Friday, August 31, 2007

Credit Woes Boost Hong Kong, Drag On Taiwan

Hong Kong, seen by some as a haven in Asia during times of financial volatility, came out as a favorite among international fund managers in August as U.S. subprime woes roiled financial markets, according to Dow Jones Newswires' monthly poll of fund managers active in Asia.


Hong Kong has long been seen as a safer way to invest in China's growth. Not only have valuations in Hong Kong been lower, but as a more developed market than those in Shanghai and Shenzhen, Hong Kong's stock market is more liquid. Although this liquidity can be a recipe for volatility, it also appeals to fund managers who don't want to be parked in a market with no way out.

As Chinese regulators loosen up restrictions, allowing more mainland Chinese investors invest in Hong Kong stocks, Hong Kong's stock market is poised to see even more interest.

Hong Kong's status as a safe haven could now "with its fast growing financial ties to China...become even more pronounced," said Nicholas Brooks of Henderson Global Investors.

The loosened rules came as the Chinese yuan is appreciating against the Hong Kong dollar, helping make Hong Kong assets more attractive to mainland investors. Back in January, the yuan moved up to parity with the Hong Kong dollar for the first time in a decade. One yuan is now worth 1.03 Hong Kong dollars.

Fund managers, on average, moved Hong Kong to a solid overweight in August, its highest weighting in months, up from slightly overweight. A dip in Hong Kong's Hang Seng index earlier in the month helped make for some better values, fund managers said.

If changing credit conditions helped boost Hong Kong's appeal, the same issues weighed on the Taiwan market. Taiwanese stocks - a favorite last month - declined to a slight underweight in this month's poll.

Taiwan's economy, which is tipped heavily towards technology and semiconductors in particular, is very much dependent on U.S. demand for its exports. Tightening credit markets increased fears about the U.S. economy falling into a recession, which would bode badly for Taiwan.

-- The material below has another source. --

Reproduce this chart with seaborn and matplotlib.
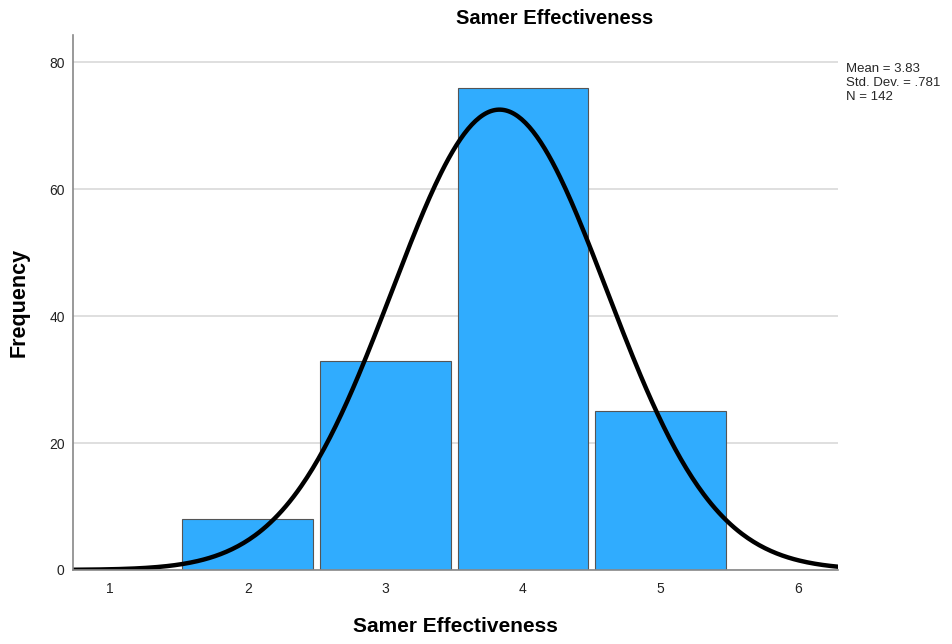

The subprime concerns "seem more serious and we think it may cause a slow down in the U.S. housing market which may affect U.S. consumers and cause them to demand less products from Taiwan," said Grace Tam, investment services manager at JF Asset Management.

J.P. Morgan Securities downgraded the Taiwan stock market to underweight within its regional equities portfolio on Monday. "Given that Taiwan is the emerging market with by far the highest exposure to the global consumer, the risk of earnings downgrade is increasing, notably in tech," a J.P. Morgan analyst wrote.

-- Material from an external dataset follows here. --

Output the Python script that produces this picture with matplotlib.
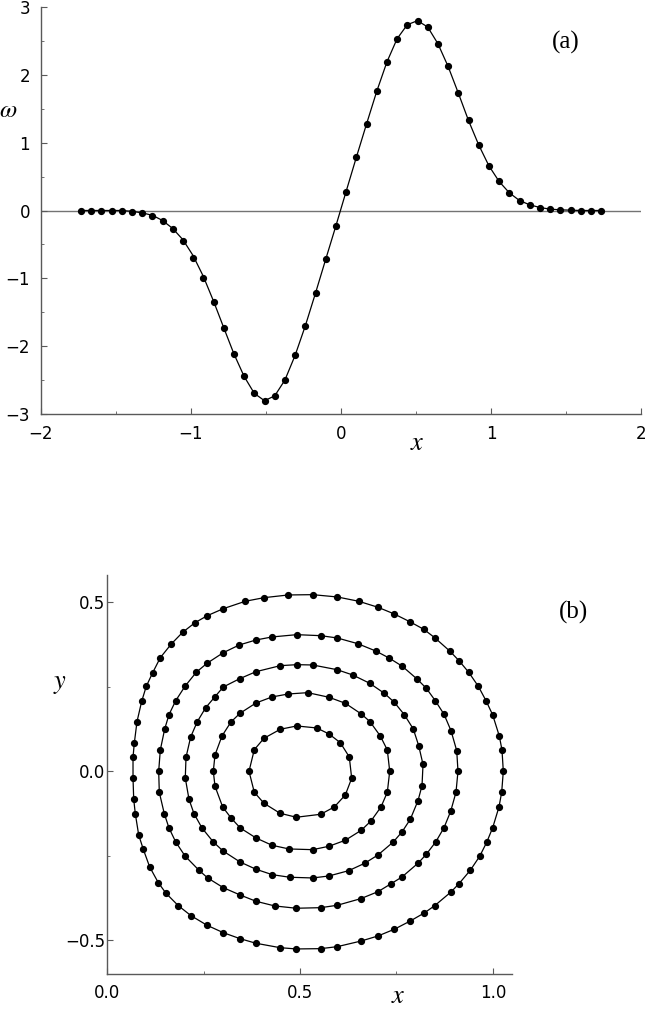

While the island's tech sector stays under close watch, Taiwan materials and financial segments remain favorable, the firm said.

In other parts of the region, Indonesia got a solid overweight weighting while China and India are slight overweight. Old favorites China and India have continued to stay on the radar, despite historically high valuations, because of long-term growth prospects. Indonesia, on the other hand, has been seeing increased interest because of relatively lower valuations. Indonesia was "the last market to recover post crisis," notes Prudential. Indonesian companies are now posting strong earnings, notes JF Asset Management's Tam, and though the country's central bank stopped cutting interest rates recently, it has room to do so again in the near future if inflation remains benign. An interest rate cut would benefit property and financial sectors.

Better Value Outside Asia

Asia-focused funds started seeing outflows in August as Asian markets rebounded on the Federal Reserve's discount rate cut, pushing the region's stock prices higher. According to Citigroup, redemptions from offshore Asian funds climbed to $2.6 billion last week.

With prices in Asian markets continuing to climb, relatively cheaper European stocks have been more attractive.

"Asian equity markets look poor value relative to equities in developed economies. While it is probably right to assume that output and profits growth will be faster in Asia over the medium-term, it is also true that volatility is likely to be higher too and that should be reflected in valuations," said Henderson's Brooks.

Each month, Dow Jones Newswires surveys fund managers on portfolio weighting recommendations for the succeeding months, with most looking at a 12-month horizon. This latest survey was taken over the past 10 days.

The respondents for this month's survey were Aberdeen Asset Management Asia, Credit Agricole Asset Management, Henderson, Halbis, ING Investment Management, JF Asset Management, Prudential Asset Management, Schroder Investment Management and Standard Life Investments.

For the survey, each participant was asked to assign recommendations to each asset class. The weightings from each fund manager were then averaged: 0 is neutral, up to +0.5 is slightly overweight, above +0.5 to +1 is overweight, above +1 is very overweight. Meanwhile, 0 to -0.5 is slightly underweight, below -0.5 to -1 is underweight, below -1 is very underweight.